> WORK TO COMPLETE:
Output the material below unchanged, apart from leaving out the pictures.

** START SOURCE DATA **

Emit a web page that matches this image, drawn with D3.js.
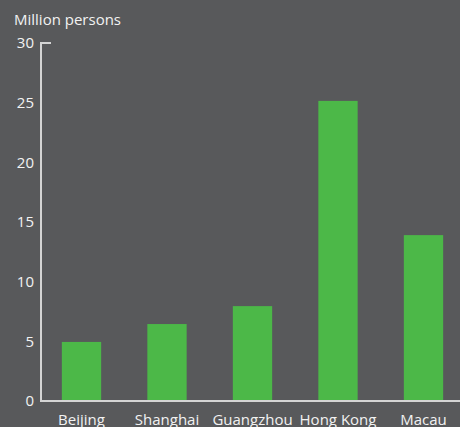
<!DOCTYPE html>
<html>
<head>
<meta charset="utf-8">
<script src="https://cdn.jsdelivr.net/npm/d3@7"></script>
<style>
  html, body { margin: 0; padding: 0; background: #58595b; }
  svg { display: block; }
  text { font-family: "Open Sans", "Noto Sans", sans-serif; fill: #f2f2f2; }
</style>
</head>
<body>
<svg id="chart" width="460" height="427"></svg>
<script>
// Visitor arrivals by city, million persons
const cities = ["Beijing", "Shanghai", "Guangzhou", "Hong Kong", "Macau"];
const visitors = [4.95, 6.45, 7.95, 25.15, 13.9];
const yTicks = [0, 5, 10, 15, 20, 25, 30];
const unitLabel = "Million persons";

const svg = d3.select("#chart");
const W = 460, H = 427;
const axisX = 41, axisBottom = 401, axisTop = 43;
const fontSize = 15;

svg.append("rect").attr("width", W).attr("height", H).attr("fill", "#58595b");

const x = d3.scaleBand()
  .domain(cities)
  .range([38.75, 466.25])
  .paddingInner(0.54)
  .paddingOuter(0.27);

const y = d3.scaleLinear().domain([0, 30]).range([axisBottom, axisTop]);

// Bars
svg.append("g").selectAll("rect")
  .data(cities)
  .join("rect")
  .attr("x", d => x(d))
  .attr("width", x.bandwidth())
  .attr("y", (d, i) => y(visitors[i]))
  .attr("height", (d, i) => y(0) - y(visitors[i]))
  .attr("fill", "#4cb848");

// Y axis: vertical line with a short cap at the top
const yAxis = d3.axisLeft(y).tickValues(yTicks).tickSize(0).tickPadding(7);
const gy = svg.append("g").attr("transform", `translate(${axisX},0)`).call(yAxis);
gy.select(".domain").remove();
gy.selectAll("text")
  .attr("font-size", fontSize)
  .attr("fill", "#f2f2f2")
  .attr("font-family", "\"Open Sans\", \"Noto Sans\", sans-serif");

svg.append("path")
  .attr("d", `M${axisX + 10},${y(30)}H${axisX}V${y(0)}`)
  .attr("fill", "none")
  .attr("stroke", "#d4d4d4")
  .attr("stroke-width", 2);

// X axis
const xAxis = d3.axisBottom(x).tickSize(0).tickPadding(13);
const gx = svg.append("g").attr("transform", `translate(0,${axisBottom})`).call(xAxis);
gx.select(".domain").remove();
gx.selectAll("text")
  .attr("font-size", fontSize)
  .attr("fill", "#f2f2f2")
  .attr("font-family", "\"Open Sans\", \"Noto Sans\", sans-serif");

svg.append("line")
  .attr("x1", axisX - 1).attr("x2", W)
  .attr("y1", axisBottom).attr("y2", axisBottom)
  .attr("stroke", "#d4d4d4")
  .attr("stroke-width", 2);

// Unit label
svg.append("text")
  .attr("x", 14)
  .attr("y", 25)
  .attr("font-size", fontSize)
  .text(unitLabel);
</script>
</body>
</html>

** END SOURCE DATA **

> TASK SOLUTION:
Emit a web page that matches this image, drawn with D3.js.
<!DOCTYPE html>
<html>
<head>
<meta charset="utf-8">
<script src="https://cdn.jsdelivr.net/npm/d3@7"></script>
<style>
  html, body { margin: 0; padding: 0; background: #58595b; }
  svg { display: block; }
  text { font-family: "Open Sans", "Noto Sans", sans-serif; fill: #f2f2f2; }
</style>
</head>
<body>
<svg id="chart" width="460" height="427"></svg>
<script>
// Visitor arrivals by city, million persons
const cities = ["Beijing", "Shanghai", "Guangzhou", "Hong Kong", "Macau"];
const visitors = [4.95, 6.45, 7.95, 25.15, 13.9];
const yTicks = [0, 5, 10, 15, 20, 25, 30];
const unitLabel = "Million persons";

const svg = d3.select("#chart");
const W = 460, H = 427;
const axisX = 41, axisBottom = 401, axisTop = 43;
const fontSize = 15;

svg.append("rect").attr("width", W).attr("height", H).attr("fill", "#58595b");

const x = d3.scaleBand()
  .domain(cities)
  .range([38.75, 466.25])
  .paddingInner(0.54)
  .paddingOuter(0.27);

const y = d3.scaleLinear().domain([0, 30]).range([axisBottom, axisTop]);

// Bars
svg.append("g").selectAll("rect")
  .data(cities)
  .join("rect")
  .attr("x", d => x(d))
  .attr("width", x.bandwidth())
  .attr("y", (d, i) => y(visitors[i]))
  .attr("height", (d, i) => y(0) - y(visitors[i]))
  .attr("fill", "#4cb848");

// Y axis: vertical line with a short cap at the top
const yAxis = d3.axisLeft(y).tickValues(yTicks).tickSize(0).tickPadding(7);
const gy = svg.append("g").attr("transform", `translate(${axisX},0)`).call(yAxis);
gy.select(".domain").remove();
gy.selectAll("text")
  .attr("font-size", fontSize)
  .attr("fill", "#f2f2f2")
  .attr("font-family", "\"Open Sans\", \"Noto Sans\", sans-serif");

svg.append("path")
  .attr("d", `M${axisX + 10},${y(30)}H${axisX}V${y(0)}`)
  .attr("fill", "none")
  .attr("stroke", "#d4d4d4")
  .attr("stroke-width", 2);

// X axis
const xAxis = d3.axisBottom(x).tickSize(0).tickPadding(13);
const gx = svg.append("g").attr("transform", `translate(0,${axisBottom})`).call(xAxis);
gx.select(".domain").remove();
gx.selectAll("text")
  .attr("font-size", fontSize)
  .attr("fill", "#f2f2f2")
  .attr("font-family", "\"Open Sans\", \"Noto Sans\", sans-serif");

svg.append("line")
  .attr("x1", axisX - 1).attr("x2", W)
  .attr("y1", axisBottom).attr("y2", axisBottom)
  .attr("stroke", "#d4d4d4")
  .attr("stroke-width", 2);

// Unit label
svg.append("text")
  .attr("x", 14)
  .attr("y", 25)
  .attr("font-size", fontSize)
  .text(unitLabel);
</script>
</body>
</html>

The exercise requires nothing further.